Real Brokerage Inc (REAX) Q1 2026 Earnings Call Transcript
Why It Matters
The acquisition positions Real Brokerage to combine a leading technology platform with RE/MAX’s high‑producing franchise network, creating a scalable, asset‑light model that can capture ancillary revenue and accelerate profitability in a soft housing market.
Key Takeaways
- •Revenue $466M, +32% YoY.
- •Adjusted EBITDA $14.9M, +80% YoY.
- •RE/MAX acquisition valued at $880M enterprise.
- •Real Wallet revenue up 250% to $436K.
- •Agent count near 34k, transactions up 25%.
Pulse Analysis
Real Brokerage’s first‑quarter results demonstrate resilience in a sluggish housing environment. Revenue surged 32% to $466 million, driven by a 25% jump in closed transactions and a growing agent roster that now exceeds 33,900. The company’s adjusted EBITDA climbed 80%, outpacing revenue growth, while operating losses narrowed and cash balances rose to a record $62.9 million, underscoring a strong, debt‑free balance sheet that gives management flexibility for strategic investments.
The centerpiece of the quarter’s narrative is the pending $880 million acquisition of RE/MAX Holdings. By merging Real’s technology‑centric brokerage model with RE/MAX’s iconic franchise brand, the combined entity expects to unlock roughly $30 million in cost synergies and tap a high‑margin franchise‑fee stream that generated $94 million of adjusted EBITDA in 2025. Management also highlighted the upside of ancillary attachment, projecting that a modest 1% mortgage and title attachment could add $35 million of recurring revenue, a figure that could scale dramatically as integration deepens.

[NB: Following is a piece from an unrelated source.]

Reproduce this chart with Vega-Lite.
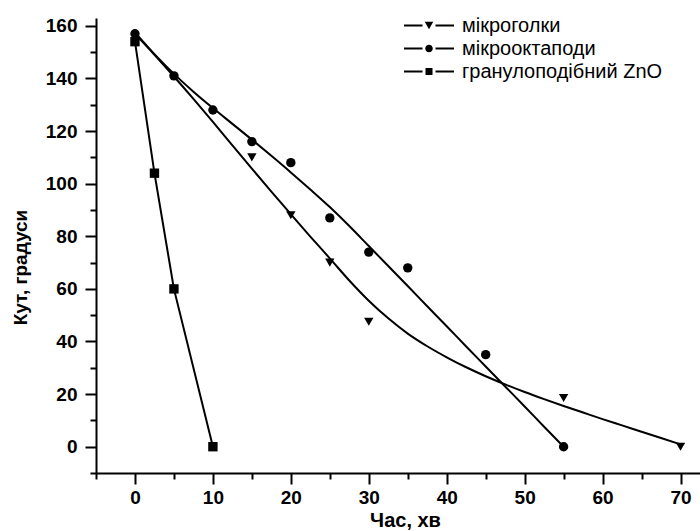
{
  "$schema": "https://vega.github.io/schema/vega-lite/v6.json",
  "width": 604,
  "height": 455,
  "autosize": {"type": "none"},
  "padding": {"left": 96, "top": 18, "right": 0, "bottom": 58},
  "background": "white",
  "config": {
    "view": {"stroke": null},
    "font": "Liberation Sans",
    "axis": {
      "grid": false,
      "domainColor": "black",
      "domainWidth": 2,
      "tickColor": "black",
      "tickWidth": 2,
      "labelColor": "black",
      "labelFont": "Liberation Sans",
      "labelFontSize": 19,
      "labelFontWeight": "bold",
      "titleColor": "black",
      "titleFont": "Liberation Sans"
    }
  },
  "datasets": {
    "points": [
      {"series": "мікроголки", "t": 15, "angle": 110},
      {"series": "мікроголки", "t": 20, "angle": 88},
      {"series": "мікроголки", "t": 25, "angle": 70},
      {"series": "мікроголки", "t": 30, "angle": 47.5},
      {"series": "мікроголки", "t": 55, "angle": 18.5},
      {"series": "мікроголки", "t": 70, "angle": 0},
      {"series": "гранулоподібний ZnO", "t": 0, "angle": 154},
      {"series": "гранулоподібний ZnO", "t": 2.5, "angle": 104},
      {"series": "гранулоподібний ZnO", "t": 5, "angle": 60},
      {"series": "гранулоподібний ZnO", "t": 10, "angle": 0},
      {"series": "мікрооктаподи", "t": 0, "angle": 157},
      {"series": "мікрооктаподи", "t": 5, "angle": 141},
      {"series": "мікрооктаподи", "t": 10, "angle": 128},
      {"series": "мікрооктаподи", "t": 15, "angle": 116},
      {"series": "мікрооктаподи", "t": 20, "angle": 108},
      {"series": "мікрооктаподи", "t": 25, "angle": 87},
      {"series": "мікрооктаподи", "t": 30, "angle": 74},
      {"series": "мікрооктаподи", "t": 35, "angle": 68},
      {"series": "мікрооктаподи", "t": 45, "angle": 35},
      {"series": "мікрооктаподи", "t": 55, "angle": 0}
    ],
    "curves": [
      {"series": "мікроголки", "t": 0, "angle": 157},
      {"series": "мікроголки", "t": 2.5, "angle": 149},
      {"series": "мікроголки", "t": 5, "angle": 140.75},
      {"series": "мікроголки", "t": 7.5, "angle": 132.25},
      {"series": "мікроголки", "t": 10, "angle": 123.5},
      {"series": "мікроголки", "t": 12.5, "angle": 114.6},
      {"series": "мікроголки", "t": 15, "angle": 105.75},
      {"series": "мікроголки", "t": 17.5, "angle": 97},
      {"series": "мікроголки", "t": 20, "angle": 88.4},
      {"series": "мікроголки", "t": 22.5, "angle": 79.9},
      {"series": "мікроголки", "t": 25, "angle": 71.6},
      {"series": "мікроголки", "t": 27.5, "angle": 63.2},
      {"series": "мікроголки", "t": 30, "angle": 55.5},
      {"series": "мікроголки", "t": 32.5, "angle": 48.8},
      {"series": "мікроголки", "t": 35, "angle": 43},
      {"series": "мікроголки", "t": 37.5, "angle": 38.2},
      {"series": "мікроголки", "t": 40, "angle": 34},
      {"series": "мікроголки", "t": 42.5, "angle": 30.2},
      {"series": "мікроголки", "t": 45, "angle": 26.8},
      {"series": "мікроголки", "t": 47.5, "angle": 23.7},
      {"series": "мікроголки", "t": 50, "angle": 20.8},
      {"series": "мікроголки", "t": 52.5, "angle": 18.1},
      {"series": "мікроголки", "t": 55, "angle": 15.5},
      {"series": "мікроголки", "t": 57.5, "angle": 13},
      {"series": "мікроголки", "t": 60, "angle": 10.5},
      {"series": "мікроголки", "t": 62.5, "angle": 8.1},
      {"series": "мікроголки", "t": 65, "angle": 5.7},
      {"series": "мікроголки", "t": 67.5, "angle": 3.3},
      {"series": "мікроголки", "t": 70, "angle": 0.9},
      {"series": "мікрооктаподи", "t": 0, "angle": 157.5},
      {"series": "мікрооктаподи", "t": 2.5, "angle": 149.25},
      {"series": "мікрооктаподи", "t": 5, "angle": 141.75},
      {"series": "мікрооктаподи", "t": 7.5, "angle": 135},
      {"series": "мікрооктаподи", "t": 10, "angle": 128.75},
      {"series": "мікрооктаподи", "t": 12.5, "angle": 122.75},
      {"series": "мікрооктаподи", "t": 15, "angle": 116.75},
      {"series": "мікрооктаподи", "t": 17.5, "angle": 110.6},
      {"series": "мікрооктаподи", "t": 20, "angle": 104.3},
      {"series": "мікрооктаподи", "t": 22.5, "angle": 97.8},
      {"series": "мікрооктаподи", "t": 25, "angle": 91.1},
      {"series": "мікрооктаподи", "t": 27.5, "angle": 83.9},
      {"series": "мікрооктаподи", "t": 30, "angle": 76.3},
      {"series": "мікрооктаподи", "t": 32.5, "angle": 68.7},
      {"series": "мікрооктаподи", "t": 35, "angle": 61.1},
      {"series": "мікрооктаподи", "t": 37.5, "angle": 53.4},
      {"series": "мікрооктаподи", "t": 40, "angle": 45.8},
      {"series": "мікрооктаподи", "t": 42.5, "angle": 38.1},
      {"series": "мікрооктаподи", "t": 45, "angle": 30.5},
      {"series": "мікрооктаподи", "t": 47.5, "angle": 22.9},
      {"series": "мікрооктаподи", "t": 50, "angle": 15.3},
      {"series": "мікрооктаподи", "t": 52.5, "angle": 7.6},
      {"series": "мікрооктаподи", "t": 55, "angle": 0}
    ]
  },
  "layer": [
    {
      "data": {"name": "curves"},
      "mark": {"type": "line", "color": "black", "strokeWidth": 2, "interpolate": "monotone"},
      "encoding": {
        "x": {
          "field": "t", "type": "quantitative",
          "scale": {"domain": [-5, 72.5], "nice": false, "zero": false},
          "axis": {
            "orient": "bottom",
            "values": [0, 10, 20, 30, 40, 50, 60, 70],
            "tickSize": 11,
            "labelPadding": 4,
            "title": "Час, хв",
            "titleFontSize": 20,
            "titleFontWeight": "bold",
            "titleX": 309,
            "titleY": 53,
            "titleAlign": "center",
            "titleBaseline": "alphabetic"
          }
        },
        "y": {
          "field": "angle", "type": "quantitative",
          "scale": {"domain": [-10, 163], "nice": false, "zero": false},
          "axis": {
            "orient": "left",
            "values": [0, 20, 40, 60, 80, 100, 120, 140, 160],
            "tickSize": 11,
            "labelPadding": 8,
            "title": "Кут, градуси",
            "titleFontSize": 19,
            "titleFontWeight": "bold",
            "titleAngle": -90,
            "titleX": -70,
            "titleY": 249,
            "titleAlign": "center",
            "titleBaseline": "alphabetic"
          }
        },
        "detail": {"field": "series"}
      }
    },
    {
      "data": {"name": "points"},
      "transform": [{"filter": "datum.series === 'гранулоподібний ZnO'"}],
      "mark": {"type": "line", "color": "black", "strokeWidth": 2},
      "encoding": {
        "x": {
          "field": "t", "type": "quantitative",
          "scale": {"domain": [-5, 72.5], "nice": false, "zero": false},
          "axis": {
            "orient": "bottom",
            "values": [-5, 5, 15, 25, 35, 45, 55, 65],
            "tickSize": 6,
            "labels": false,
            "domain": false,
            "title": null
          }
        },
        "y": {
          "field": "angle", "type": "quantitative",
          "scale": {"domain": [-10, 163], "nice": false, "zero": false},
          "axis": {
            "orient": "left",
            "values": [-10, 10, 30, 50, 70, 90, 110, 130, 150],
            "tickSize": 6,
            "labels": false,
            "domain": false,
            "title": null
          }
        }
      }
    },
    {
      "data": {"name": "points"},
      "mark": {"type": "point", "filled": true, "color": "black", "opacity": 1, "size": 88},
      "encoding": {
        "x": {"field": "t", "type": "quantitative", "axis": null},
        "y": {"field": "angle", "type": "quantitative", "axis": null},
        "shape": {
          "field": "series", "type": "nominal",
          "scale": {
            "domain": ["мікроголки", "мікрооктаподи", "гранулоподібний ZnO"],
            "range": ["triangle-down", "circle", "square"]
          },
          "legend": null
        }
      }
    },
    {
      "data": {"name": "points"},
      "mark": {"type": "point", "filled": true, "color": "black", "opacity": 0},
      "encoding": {
        "x": {"field": "t", "type": "quantitative", "axis": null},
        "y": {"field": "angle", "type": "quantitative", "axis": null},
        "shape": {
          "field": "series", "type": "nominal",
          "scale": {
            "domain": ["мікроголки", "мікрооктаподи", "гранулоподібний ZnO"],
            "range": [
              "M-5,-0.2H-1.3V0.2H-5Z M1.3,-0.2H5V0.2H1.3Z M-0.85,-0.75H0.85L0,0.75Z",
              "M-5,-0.2H-1.3V0.2H-5Z M1.3,-0.2H5V0.2H1.3Z M-0.75,0A0.75,0.75 0 1,0 0.75,0A0.75,0.75 0 1,0 -0.75,0Z",
              "M-5,-0.2H-1.3V0.2H-5Z M1.3,-0.2H5V0.2H1.3Z M-0.7,-0.7H0.7V0.7H-0.7Z"
            ]
          },
          "legend": {
            "title": null,
            "orient": "none",
            "legendX": 323,
            "legendY": -2.5,
            "padding": 0,
            "symbolSize": 100,
            "symbolFillColor": "black",
            "symbolStrokeWidth": 0,
            "symbolOpacity": 1,
            "labelFont": "Liberation Sans",
            "labelFontSize": 20,
            "labelColor": "black",
            "labelLimit": 0,
            "labelOffset": 23,
            "rowPadding": 3
          }
        }
      }
    }
  ],
  "resolve": {
    "scale": {"shape": "independent"},
    "axis": {"x": "independent", "y": "independent"}
  }
}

Beyond the financials, Real is accelerating its tech roadmap. The AI‑driven HeyLeo platform entered beta, already covering 85% of agents’ geographic markets and engaging 450 users with a 4,500‑person waitlist. Real Wallet’s revenue exploded 250% to $436 k, and the company’s title and mortgage joint ventures posted 20%‑plus growth. These initiatives, coupled with a headcount efficiency ratio of 85 agents per employee, signal a focus on higher‑margin services and operational scalability. As the RE/MAX integration unfolds, the firm is positioned to leverage its unified technology stack to boost agent productivity, deepen ancillary attachment, and sustain earnings momentum throughout the housing cycle.